▸ **Source material**
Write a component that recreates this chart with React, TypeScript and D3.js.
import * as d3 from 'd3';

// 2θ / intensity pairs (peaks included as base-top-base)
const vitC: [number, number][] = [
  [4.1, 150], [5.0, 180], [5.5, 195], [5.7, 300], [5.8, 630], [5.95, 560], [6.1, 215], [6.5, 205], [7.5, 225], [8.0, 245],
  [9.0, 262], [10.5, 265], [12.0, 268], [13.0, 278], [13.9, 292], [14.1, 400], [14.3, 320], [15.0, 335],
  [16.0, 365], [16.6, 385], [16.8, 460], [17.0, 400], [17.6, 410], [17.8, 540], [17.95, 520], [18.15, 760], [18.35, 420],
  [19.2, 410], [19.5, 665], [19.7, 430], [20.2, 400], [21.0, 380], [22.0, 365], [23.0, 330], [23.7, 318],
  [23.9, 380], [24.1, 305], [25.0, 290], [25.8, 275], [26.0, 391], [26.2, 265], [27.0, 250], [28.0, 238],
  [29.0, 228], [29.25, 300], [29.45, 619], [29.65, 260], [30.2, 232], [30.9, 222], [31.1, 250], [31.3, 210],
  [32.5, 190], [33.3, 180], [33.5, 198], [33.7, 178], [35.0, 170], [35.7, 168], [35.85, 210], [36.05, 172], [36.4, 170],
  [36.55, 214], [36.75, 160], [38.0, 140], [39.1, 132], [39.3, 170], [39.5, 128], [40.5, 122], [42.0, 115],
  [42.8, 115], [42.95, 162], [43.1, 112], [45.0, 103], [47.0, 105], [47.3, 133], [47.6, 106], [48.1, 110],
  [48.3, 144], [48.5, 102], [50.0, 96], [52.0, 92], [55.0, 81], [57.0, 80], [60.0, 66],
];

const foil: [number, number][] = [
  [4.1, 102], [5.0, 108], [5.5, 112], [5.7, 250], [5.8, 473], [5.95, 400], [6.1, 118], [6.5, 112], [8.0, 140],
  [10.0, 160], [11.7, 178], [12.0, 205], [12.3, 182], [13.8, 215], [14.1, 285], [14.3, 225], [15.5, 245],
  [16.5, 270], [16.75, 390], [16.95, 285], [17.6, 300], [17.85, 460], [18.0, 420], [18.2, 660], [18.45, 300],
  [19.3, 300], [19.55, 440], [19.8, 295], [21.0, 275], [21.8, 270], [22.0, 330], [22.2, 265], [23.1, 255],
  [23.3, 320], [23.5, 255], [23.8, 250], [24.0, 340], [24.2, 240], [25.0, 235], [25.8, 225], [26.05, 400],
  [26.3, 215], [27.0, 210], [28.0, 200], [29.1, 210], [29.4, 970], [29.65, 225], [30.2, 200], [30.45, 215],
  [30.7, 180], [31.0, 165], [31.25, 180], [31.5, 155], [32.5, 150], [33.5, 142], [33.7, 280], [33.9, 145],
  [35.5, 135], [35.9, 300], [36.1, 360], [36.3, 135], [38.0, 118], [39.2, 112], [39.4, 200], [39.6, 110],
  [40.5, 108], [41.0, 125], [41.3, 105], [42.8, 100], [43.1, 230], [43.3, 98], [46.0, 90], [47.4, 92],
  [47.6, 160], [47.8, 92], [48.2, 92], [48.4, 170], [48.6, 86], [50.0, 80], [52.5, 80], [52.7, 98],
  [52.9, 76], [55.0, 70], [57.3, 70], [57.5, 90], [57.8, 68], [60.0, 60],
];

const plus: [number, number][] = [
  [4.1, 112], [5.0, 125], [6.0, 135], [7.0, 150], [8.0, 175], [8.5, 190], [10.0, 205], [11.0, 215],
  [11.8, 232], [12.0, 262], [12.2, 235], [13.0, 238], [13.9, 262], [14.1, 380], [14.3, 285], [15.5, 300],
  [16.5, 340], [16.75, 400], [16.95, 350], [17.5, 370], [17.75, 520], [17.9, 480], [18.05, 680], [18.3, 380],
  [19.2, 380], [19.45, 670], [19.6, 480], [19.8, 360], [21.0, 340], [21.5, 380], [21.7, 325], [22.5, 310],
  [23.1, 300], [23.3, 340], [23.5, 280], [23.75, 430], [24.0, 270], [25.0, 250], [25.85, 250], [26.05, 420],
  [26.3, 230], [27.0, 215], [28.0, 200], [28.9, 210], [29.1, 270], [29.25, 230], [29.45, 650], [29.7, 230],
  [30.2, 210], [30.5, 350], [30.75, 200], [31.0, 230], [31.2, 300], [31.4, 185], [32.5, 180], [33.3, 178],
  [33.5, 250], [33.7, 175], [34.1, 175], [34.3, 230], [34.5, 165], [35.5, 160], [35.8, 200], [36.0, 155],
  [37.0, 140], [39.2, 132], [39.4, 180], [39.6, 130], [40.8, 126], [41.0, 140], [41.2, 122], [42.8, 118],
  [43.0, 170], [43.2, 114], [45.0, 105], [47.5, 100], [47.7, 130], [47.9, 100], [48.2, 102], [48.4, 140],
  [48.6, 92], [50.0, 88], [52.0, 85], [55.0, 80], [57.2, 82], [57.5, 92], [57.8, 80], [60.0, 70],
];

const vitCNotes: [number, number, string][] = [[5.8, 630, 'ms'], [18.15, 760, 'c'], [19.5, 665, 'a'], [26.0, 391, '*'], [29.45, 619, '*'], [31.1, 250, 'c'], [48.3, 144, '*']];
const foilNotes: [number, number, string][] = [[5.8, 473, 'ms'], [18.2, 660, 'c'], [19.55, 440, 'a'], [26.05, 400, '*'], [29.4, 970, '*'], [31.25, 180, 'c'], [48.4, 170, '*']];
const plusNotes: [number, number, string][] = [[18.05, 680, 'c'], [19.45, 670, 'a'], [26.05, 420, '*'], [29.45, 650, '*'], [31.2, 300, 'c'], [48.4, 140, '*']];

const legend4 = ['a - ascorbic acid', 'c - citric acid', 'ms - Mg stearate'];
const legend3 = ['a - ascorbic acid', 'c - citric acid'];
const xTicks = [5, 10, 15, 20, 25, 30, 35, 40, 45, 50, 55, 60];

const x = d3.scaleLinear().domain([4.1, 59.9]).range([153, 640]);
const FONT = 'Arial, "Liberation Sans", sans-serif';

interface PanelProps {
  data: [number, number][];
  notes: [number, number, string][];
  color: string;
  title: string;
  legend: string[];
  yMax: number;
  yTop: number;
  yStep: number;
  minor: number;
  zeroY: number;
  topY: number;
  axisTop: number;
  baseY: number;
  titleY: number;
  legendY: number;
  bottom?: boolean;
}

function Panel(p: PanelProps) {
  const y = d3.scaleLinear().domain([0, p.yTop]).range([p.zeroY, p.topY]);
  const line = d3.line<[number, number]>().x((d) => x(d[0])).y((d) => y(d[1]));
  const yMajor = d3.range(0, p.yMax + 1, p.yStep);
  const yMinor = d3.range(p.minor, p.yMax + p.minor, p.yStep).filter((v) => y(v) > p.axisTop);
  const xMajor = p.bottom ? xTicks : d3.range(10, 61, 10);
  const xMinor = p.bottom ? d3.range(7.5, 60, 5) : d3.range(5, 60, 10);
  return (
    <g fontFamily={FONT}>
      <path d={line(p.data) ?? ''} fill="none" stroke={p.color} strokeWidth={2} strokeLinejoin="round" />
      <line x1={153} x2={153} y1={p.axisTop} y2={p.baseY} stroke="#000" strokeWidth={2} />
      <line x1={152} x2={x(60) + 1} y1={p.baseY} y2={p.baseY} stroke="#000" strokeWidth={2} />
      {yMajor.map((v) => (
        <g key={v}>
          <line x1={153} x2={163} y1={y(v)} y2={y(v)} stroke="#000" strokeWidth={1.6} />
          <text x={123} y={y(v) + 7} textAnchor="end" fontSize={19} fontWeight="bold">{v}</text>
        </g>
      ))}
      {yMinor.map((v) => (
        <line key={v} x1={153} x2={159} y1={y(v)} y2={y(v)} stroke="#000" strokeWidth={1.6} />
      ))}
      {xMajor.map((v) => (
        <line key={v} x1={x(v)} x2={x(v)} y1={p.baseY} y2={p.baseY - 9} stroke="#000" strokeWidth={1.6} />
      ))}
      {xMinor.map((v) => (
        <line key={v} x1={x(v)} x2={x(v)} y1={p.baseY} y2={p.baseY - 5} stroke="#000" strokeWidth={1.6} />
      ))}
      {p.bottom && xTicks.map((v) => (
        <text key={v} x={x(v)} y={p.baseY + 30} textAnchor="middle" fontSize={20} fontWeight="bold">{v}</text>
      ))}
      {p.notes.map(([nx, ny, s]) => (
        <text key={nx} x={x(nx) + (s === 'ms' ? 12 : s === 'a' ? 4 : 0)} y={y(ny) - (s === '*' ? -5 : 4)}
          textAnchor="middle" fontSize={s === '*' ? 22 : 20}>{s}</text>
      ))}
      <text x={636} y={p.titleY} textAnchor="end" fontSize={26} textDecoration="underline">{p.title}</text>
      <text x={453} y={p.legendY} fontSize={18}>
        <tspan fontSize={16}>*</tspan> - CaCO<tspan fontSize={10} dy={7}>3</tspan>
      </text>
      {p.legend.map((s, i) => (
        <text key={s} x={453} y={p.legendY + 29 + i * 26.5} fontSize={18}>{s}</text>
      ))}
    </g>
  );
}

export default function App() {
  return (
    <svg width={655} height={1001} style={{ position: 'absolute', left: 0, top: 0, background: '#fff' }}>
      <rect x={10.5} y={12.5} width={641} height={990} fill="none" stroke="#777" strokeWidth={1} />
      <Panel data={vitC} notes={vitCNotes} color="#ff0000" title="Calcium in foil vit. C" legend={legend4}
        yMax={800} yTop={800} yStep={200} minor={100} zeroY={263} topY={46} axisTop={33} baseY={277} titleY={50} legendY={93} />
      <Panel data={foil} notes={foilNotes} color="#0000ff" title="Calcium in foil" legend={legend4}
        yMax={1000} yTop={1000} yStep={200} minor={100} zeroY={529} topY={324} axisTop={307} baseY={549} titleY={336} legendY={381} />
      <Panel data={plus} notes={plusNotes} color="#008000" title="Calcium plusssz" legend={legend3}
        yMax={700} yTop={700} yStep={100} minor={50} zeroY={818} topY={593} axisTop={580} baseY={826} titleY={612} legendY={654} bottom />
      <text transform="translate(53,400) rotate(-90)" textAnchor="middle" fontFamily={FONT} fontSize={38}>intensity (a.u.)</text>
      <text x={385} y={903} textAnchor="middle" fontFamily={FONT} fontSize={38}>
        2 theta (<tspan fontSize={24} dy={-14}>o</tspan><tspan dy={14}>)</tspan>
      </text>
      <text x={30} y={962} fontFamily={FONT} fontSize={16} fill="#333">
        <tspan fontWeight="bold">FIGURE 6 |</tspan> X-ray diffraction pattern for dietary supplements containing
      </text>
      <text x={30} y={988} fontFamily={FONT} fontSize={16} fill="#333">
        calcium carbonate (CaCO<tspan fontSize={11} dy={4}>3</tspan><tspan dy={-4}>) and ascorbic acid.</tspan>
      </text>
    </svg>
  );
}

▸ **The exercise**
Print from the first line through the line that contains "import * as d3 from 'd3';", please, including both, and leave out every line outside that stretch.

▸ **Written reply**
Write a component that recreates this chart with React, TypeScript and D3.js.
import * as d3 from 'd3';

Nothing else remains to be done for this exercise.